TLDR
I need to buy a workstation or server for a Data Scientist with an ~$10K budget. How do I get my money’s worth? Is it worth spending the extra money on an A6000 or A40 (requires a rack-style enclosure)? If so what’s the best way to go about virtualizing the hardware?
Background
I’m a Software Engineer who started working on a startup that uses some “AI” about a year ago, we recently raised some money and are on track to have our first hire in around two weeks.
This is also the first time I ever worked with CV or ML. I was about to hobble together some prototypes that impressed investors, customers, and some experts in our domain. I also fully realize I know just enough to be dangerous, so we’re putting this into some actually competent hands before we roll this out to production customers.
We’re bringing on a Senior Data Scientist in the next two weeks and looking at the possibility of bringing on a slightly less senior person to work with them in the next 1-2 months.
I need to give these people the resources they need to do their job.
My Current Development Hardware / Workflow
I managed to make use of my Gaming PC (8700K, 16GB RAM, 2080Ti, 500GB SSD – for Linux) for the work I’ve done so far. I’ve also experimented with some machines on Lambda Labs and AWS EC2.
I use a MBP as my primary machine (work tasks, development) and then use my linux “workstation” to actually run my experiments / pipelines. I want to re-use this paradigm (i.e. MBP as the “work” laptop, a remote server / workstation that allows the heavy lifting to be done).
The Hardware Dilemma
When we developed our financial models (before the silicon shortage) I made the assumption that we can just go high-end consumer hardware: Threadripper or 5950X, RTX 3090 for every Data Scientist to use as their workstation. We were leaning towards having somebody like Lambda Labs or System76 build the actual machine. We were also considering the Lambda Labs GPU Cloud service as an alternative.
Then the GPU, CPU, Storage, Everything Shortage hit.
This is actually problematic from both perspectives: I’ve been having a hard time getting the cheap ($2.5/Hr) Lambda Labs GPU Cloud instances. And an RTX 3090 is now $3090 (if you’re lucky!).
Which puts me in a weird position. I would have considered an A6000 at ~$6000 to be expensive before, but now it’s starting to make some sense seeing how it’s not terribly impacted by the market insanity yet. It has significantly more memory (40GB vs 24GB). That could give us more flexibility to experiment on larger models locally, without going to the cloud.

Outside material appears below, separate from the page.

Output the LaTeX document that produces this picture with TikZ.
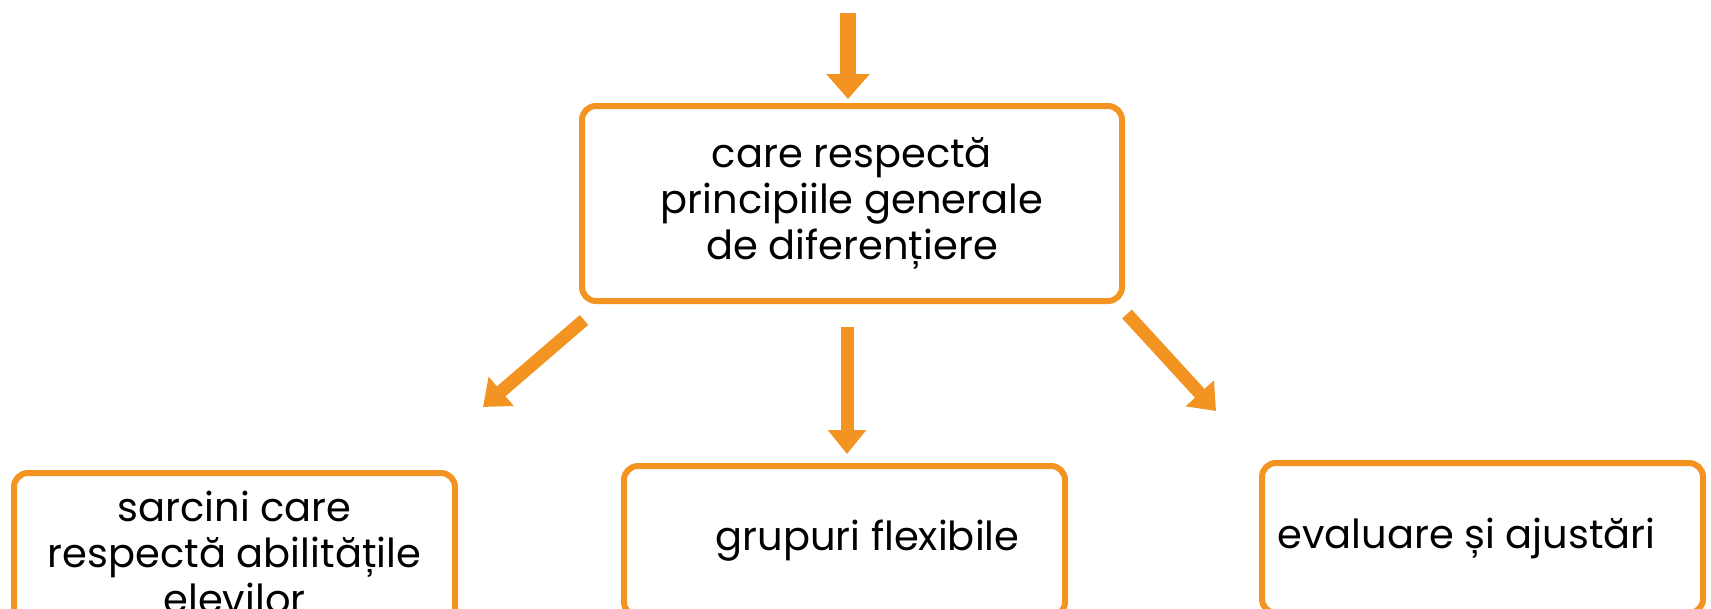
\documentclass[tikz,border=0pt]{standalone}
\usepackage{fontspec}
\setmainfont{Poppins}
\usetikzlibrary{arrows.meta}
\definecolor{boxorange}{RGB}{242,147,34}

\begin{document}
\begin{tikzpicture}[x=1pt,y=-1pt,
box/.style={draw=boxorange,line width=6pt,rounded corners=14pt,outer sep=0pt,align=center,font=\fontsize{40}{46}\selectfont},
bigarrow/.style={draw=boxorange,line width=16pt,-{Triangle[length=25pt,width=42pt]}},
sidearrow/.style={draw=boxorange,line width=13pt,-{Triangle[length=24pt,width=37pt]}}]
\clip (0,0) rectangle (1711,608);
\node[box,minimum width=540pt,minimum height=195pt] (care) at (852,203.5) {care respectă\\principiile generale\\de diferențiere};
\node[box,minimum width=441pt,minimum height=158pt] (sarcini) at (234.5,552) {sarcini care\\respectă abilitățile\\elevilor};
\node[box,minimum width=441pt,minimum height=150pt] (grupuri) at (844.5,541) {\hspace*{46pt}grupuri flexibile};
\node[box,minimum width=441pt,minimum height=150pt] (evaluare) at (1482.5,538) {evaluare și ajustări\hspace*{32pt}};
\coordinate (top) at (848,13);
\coordinate (mid) at (847,327);
\coordinate (ls) at (584,320);
\coordinate (le) at (483,407);
\coordinate (rs) at (1127,314);
\coordinate (re) at (1216,411);
\draw[bigarrow,shorten >=7pt] (top) -- (top |- care.north);
\draw[sidearrow,shorten >=12pt] (mid) -- (mid |- grupuri.north);
\draw[sidearrow] (ls) -- (le);
\draw[sidearrow] (rs) -- (re);
\end{tikzpicture}
\end{document}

On the flip side having an A6000 for everybody is going to blow out the budget. So an ideal case would be to create a much beefier host machine running server / workstation grade hardware (ECC seems the main benefit here). I’d need to virtualize this. We have a few weeks to get this right but looking for guidance on the best way to do vGPU (i.e. hypervisor choice).
Closing
I’m aware of my vast ignorance here, I’m not going to make a decision without talking to our hire about his preferences / recommendations. I’m just trying to approach that conversation from a more informed position.